Alternatively, regulation 960-50.01 of the Income Tax Assessment Regulations 1997 (ITAR 1997) and Schedule 2 to the ITAR 1997 allow pensions received in foreign currency and the deductible amount to be translated to Australian currency at the average exchange rate for the financial year. This is provided the conditions outlined in Schedule 2 to the ITAR are satisfied.

Where the pension is received as a series of payments over the course of the financial year, and provided the average exchange rate is considered a reasonable approximation of the exchange rates, the conditions outlined in Schedule 2 to the ITAR 1997 will be satisfied.

In your case, as your pension is paid on a monthly basis, you are entitled to use the average exchange rate to translate your pension income and the annual deductible amount of your UPP.

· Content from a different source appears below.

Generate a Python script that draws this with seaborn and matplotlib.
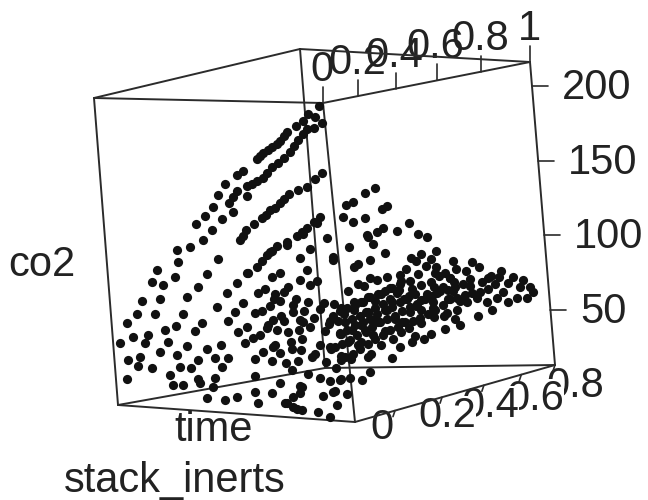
import numpy as np
import matplotlib
matplotlib.use("Agg")
import matplotlib.pyplot as plt
import pandas as pd
import seaborn as sns

# values, one pair of lists per level of the top axis
levels = [0, 0.12, 0.345, 0.647, 0.915, 1]

inerts_0 = [
    .52, .786, .694, .712, .813, .768, .574, .617, .397, .447, .494, .542,
    .862, .785, .668, .888, .811, .691, .43, .468, .5, .934, .913, .97,
    .848, .864, .774, .726, .613, .646, .686, .765, .803, .422, .463, .437,
    .54, .601, .57, .515, .644, .544, .732, .943, .89, .902, .843, .723,
    .677, .768, .76, .717, .651, .644, .578, .59, .619, .544, .492, .414,
    .405, .408, .341, .954, .29, .24, .222, .153, .105, .304, .219,
    .211, .253, .281, .258, .22, .126,
    .017, .069, .097, .169, .203, .24, .283, .312, .013, .08, .127, .165,
    .224, .272, .319, .365, .37, .376, .405, .46, .496, .43, .437, .489,
    .561, .6, .536, .578, .637, .694,
    .034, .105, .186, .232, .278, .312, .386, .42, .063, .122, .169, .262, .308,
    .382, .35, .314, .27, .215, .297, .401, .338, .295, .249, .192, .152,
    .363, .401, .329, .291, .238, .192, .308, .156, .217, .247, .091, .118,
    .025, .076, .08, .181,
    .295, .215, .143, .078, .042, .167, .12, .354, .401, .143, .295, .259,
    .23, .177, .103, .025, .135,
    .04, .13, .186, .22, .262, .298,
    .05, .1, .146, .194, .248, .295, .342,
    .41, .45, .52,
    .07, .145, .21, .255, .295, .35, .405,
    .09, .145, .215, .285, .33,
    .36, .33, .29, .25, .2, .15, .1, .05, .31, .27, .22, .17, .13, .07, .04,
    .24, .2, .14, .1, .06, .03, .32, .37, .27, .18, .13, .09, .04, .2, .26, .33,
]
co2_0 = [
    113, 104, 110, 100, 96, 94, 103, 94, 105, 98, 91, 82,
    83, 85, 87, 74, 75, 76, 85, 79, 73, 68, 59, 54,
    61, 55, 65, 68, 71, 65, 55, 57, 50, 70, 66, 59,
    57, 54, 48, 49, 46, 43, 49, 43, 46, 40, 39, 41,
    41, 35, 29, 29, 34, 31, 35, 29, 22, 21, 24, 28,
    21, 38, 28, 31, 22, 19, 29, 18, 15, 35, 34,
    33, 26, 22, 20, 18, 28,
    214, 209, 204, 197, 191, 187, 183, 179, 203, 199, 192, 184,
    177, 170, 165, 161, 155, 171, 168, 162, 155, 154, 144, 139,
    141, 135, 132, 125, 120, 118,
    171, 162, 157, 151, 146, 141, 133, 126, 143, 136, 130, 123, 117,
    79, 81, 84, 88, 86, 89, 63, 70, 69, 68, 76, 72,
    54, 49, 49, 54, 57, 64, 59, 53, 50, 44, 70, 61,
    69, 60, 88, 75,
    119, 124, 132, 139, 130, 116, 122, 109, 105, 109, 103, 106,
    97, 102, 102, 116, 99,
    207, 201, 194, 189, 185, 181,
    200, 196, 188, 180, 174, 167, 163,
    158, 150, 147,
    167, 160, 154, 148, 143, 137, 129,
    140, 133, 126, 120, 113,
    92, 95, 92, 94, 90, 88, 84, 80, 75, 78, 81, 82, 78, 75, 88,
    62, 57, 55, 50, 47, 55, 58, 65, 48, 42, 40, 38, 40, 70, 75, 72,
]

inerts_1 = [.157, .111, .17, .135, .09, .04, .004, .158]
co2_1 = [19, 26, 27, 35, 37, 36, 41, 28]

inerts_2 = [
    .084, .128, .186, .218, .234, .138, .192, .038, .063, .008, .067, .136,
    .22, .114, .067, .134, .189, .243, .197, .14, .068, .008, .223, .191,
    .128, .056, .166, .081, .127, .2, .295, .287, .067, .123, .078, .169,
    .207, .255, .336, .04, .182, .143, .222, .298, .183, .261, .207, .136,
    .092, .111, .172, .293, .174,
    .1, .16, .22, .27, .06, .03, .1, .15, .24, .28, .05, .03,
]
co2_2 = [
    153, 149, 143, 141, 133, 133, 130, 141, 139, 125, 127, 122,
    114, 116, 111, 106, 103, 85, 90, 94, 95, 93, 73, 78,
    79, 79, 72, 74, 66, 63, 65, 57, 55, 51, 43, 45,
    52, 41, 47, 50, 59, 67, 50, 40, 43, 52, 101, 121,
    124, 93, 89, 107, 72,
    84, 82, 78, 70, 88, 85, 60, 57, 60, 74, 68, 60,
]

inerts_3 = [
    .22, .187, .149, .116, .224, .18, .141, .249, .2, .122, .046, .033,
    .113, .149, .191, .234, .289, .064, .096, .056, .25, .197, .148, .046,
    .089, .149, .205, .261, .288, .039, .104, .168, .199, .254, .239,
    .205, .165, .125, .085, .05, .17, .22, .125, .08, .03, .25, .2, .15, .105, .06, .27, .24, .28,
]
co2_3 = [
    120, 113, 111, 102, 97, 100, 97, 90, 87, 92, 96, 91,
    86, 82, 80, 77, 76, 85, 79, 76, 72, 70, 69, 64,
    62, 59, 55, 51, 55, 54, 51, 48, 44, 42, 46,
    95, 92, 88, 88, 82, 74, 66, 75, 71, 70, 62, 63, 65, 60, 58, 70, 82, 86,
]

inerts_4 = [.23, .202, .262, .109, .152, .195, .251]
co2_4 = [85, 82, 79, 79, 76, 72, 69]

inerts_5 = [
    .081, .07, .097, .124, .141, .175, .2, .182, .228, .254, .317, .274,
    .315, .361, .232, .3, .366, .433, .502, .57, .637, .704, .773, .841, .91,
    .339, .407, .474, .542, .61, .678, .746, .813, .883, .95,
    .426, .583, .652, .72, .787, .855, .923,
    .694, .762, .83, .898, .645, .713, .78, .848, .916, .962,
    .266, .333, .4, .467, .536, .603, .67, .738, .807, .875,
    .373, .44, .508, .576, .644, .712, .78, .848, .916,
    .5, .62, .686, .754, .82, .89,
    .728, .796, .864, .68, .746, .814, .882,
    .11, .15, .21, .26,
]
co2_5 = [
    65, 62, 58, 65, 58, 68, 62, 55, 58, 50, 46, 55,
    58, 55, 67, 62, 60, 57, 50, 45, 42, 37, 31, 25, 20,
    70, 65, 62, 57, 52, 46, 42, 37, 31, 26,
    71, 60, 55, 50, 44, 40, 35,
    57, 51, 46, 42, 67, 62, 58, 53, 49, 43,
    64, 61, 58, 53, 47, 43, 39, 34, 28, 22,
    67, 63, 59, 54, 49, 44, 39, 34, 28,
    65, 57, 52, 47, 42, 37,
    54, 48, 44, 64, 60, 55, 51,
    70, 72, 72, 71,
]

time_ticks = [0, 0.2, 0.4, 0.6, 0.8, 1]
time_labels = ["0", "0.2", "0.4", "0.6", "0.8", "1"]
bottom_ticks = [0, 0.2, 0.4, 0.6, 0.8]
bottom_labels = ["0", "0.2", "0.4", "0.6", "0.8"]
co2_ticks = [50, 100, 150, 200]

# pixel layout of the box: front-bottom, right-bottom, left-bottom, back-bottom and the same on top
P000, P100, P010, P110 = (355, 422), (555, 365), (118, 405), (325, 368)
P001, P101, P011, P111 = (323, 103), (530, 62), (94, 98), (300, 49)
Z_MIN, Z_MAX = 13, 216


def project(u, v, w):
    u, v, w = np.asarray(u, float), np.asarray(v, float), np.asarray(w, float)
    out = []
    for i in range(2):
        low = (1 - u) * (1 - v) * P000[i] + u * (1 - v) * P100[i] + (1 - u) * v * P010[i] + u * v * P110[i]
        high = (1 - u) * (1 - v) * P001[i] + u * (1 - v) * P101[i] + (1 - u) * v * P011[i] + u * v * P111[i]
        out.append(low * (1 - w) + high * w)
    return out


def warp_time(t):
    t = np.asarray(t, float)
    return t / (1.23 - 0.23 * t)


def warp_bottom(b):
    x = np.asarray(b, float) / 0.8
    return 0.2 + 0.8 * x / (0.8 + 0.2 * x)


def scale_co2(z):
    return (np.asarray(z, float) - Z_MIN) / (Z_MAX - Z_MIN)


inerts = [inerts_0, inerts_1, inerts_2, inerts_3, inerts_4, inerts_5]
co2 = [co2_0, co2_1, co2_2, co2_3, co2_4, co2_5]
frames = []
for level, i_vals, c_vals in zip(levels, inerts, co2):
    frames.append(pd.DataFrame({"time": level, "stack_inerts": i_vals, "co2": c_vals}))
df = pd.concat(frames, ignore_index=True)
df["px"], df["py"] = project(warp_time(df["time"]), df["stack_inerts"], scale_co2(df["co2"]))

sns.set_theme(style="white")
plt.rcParams["font.family"] = ["Liberation Sans", "DejaVu Sans"]

fig = plt.figure(figsize=(6.48, 5.0), dpi=100)
ax = fig.add_axes([0, 0, 1, 1])
ax.set_xlim(0, 648)
ax.set_ylim(500, 0)
ax.axis("off")

line_color = "#2b2b2b"
text_color = "#222222"
FS = 30

edges = [
    (P000, P100), (P100, P110), (P110, P010), (P010, P000),
    (P001, P101), (P101, P111), (P111, P011), (P011, P001),
    (P000, P001), (P100, P101), (P110, P111), (P010, P011),
]
for a, b in edges:
    ax.plot([a[0], b[0]], [a[1], b[1]], color=line_color, lw=1.4, zorder=3, solid_capstyle="round")

# top axis
tx, ty = project(warp_time(time_ticks), np.zeros(6), np.ones(6))
for x, y, lab in zip(tx, ty, time_labels):
    ax.plot([x, x], [y, y - 16], color=line_color, lw=1.2, zorder=3)
    ax.text(x - 1, y - 33, lab, fontsize=FS, color=text_color, ha="center", va="center", zorder=2)

# right axis
rx, ry = project(np.ones(4), np.zeros(4), scale_co2(co2_ticks))
for x, y, tick in zip(rx, ry, co2_ticks):
    ax.plot([x, x + 16], [y, y], color=line_color, lw=1.2, zorder=3)
    ax.text(x + 30, y + 2, str(tick), fontsize=FS, color=text_color, ha="left", va="center", zorder=2)

# bottom axis, labels drawn from right to left so each one masks the next
bx, by = project(warp_bottom(bottom_ticks), np.zeros(5), np.zeros(5))
label_dx = [-13, 5, 6, 14, 20]
label_dy = [17, 19, 21, 24, 21]
for k in range(4, -1, -1):
    ax.plot([bx[k], bx[k] - 2], [by[k], by[k] + 6], color=line_color, lw=1.2, zorder=3)
    ax.text(bx[k] + label_dx[k], by[k] + label_dy[k], bottom_labels[k], fontsize=FS, color=text_color,
            ha="center", va="center", zorder=1.5 + 0.1 * (4 - k),
            bbox=dict(facecolor="white", edgecolor="none", pad=0))

ax.text(42, 265, "co2", fontsize=FS, color=text_color, ha="center", va="center", zorder=5)
ax.text(214, 430, "time", fontsize=FS, color=text_color, ha="center", va="center", zorder=5)
ax.text(175, 481, "stack_inerts", fontsize=FS, color=text_color, ha="center", va="center", zorder=5)

sns.scatterplot(data=df, x="px", y="py", ax=ax, color="#111111", s=44, linewidth=0, legend=False, zorder=4)
ax.set_xlabel("")
ax.set_ylabel("")

fig.savefig("out.png", dpi=100)
plt.close(fig)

The average exchange rates are available from our superannuation information line on 13 10 20 or visit our website at www.ato.gov.au/super.

Other relevant comments

Please note that from 1 July 2007, the legislation changed in relation to superannuation pensions and benefits paid from complying superannuation funds. However, these changes do not affect any pensions paid from overseas funds which are not considered complying superannuation funds under section 42 of the Superannuation Industry (Supervision) Act 1993 as they are not resident funds.

Therefore, your ruling will still apply in subsequent years in relation to the annual deductible amount of your pension if the material facts do not change. You will need to include your total foreign pension income in your income tax return and claim your annual deductible amount as advised by your private ruling above.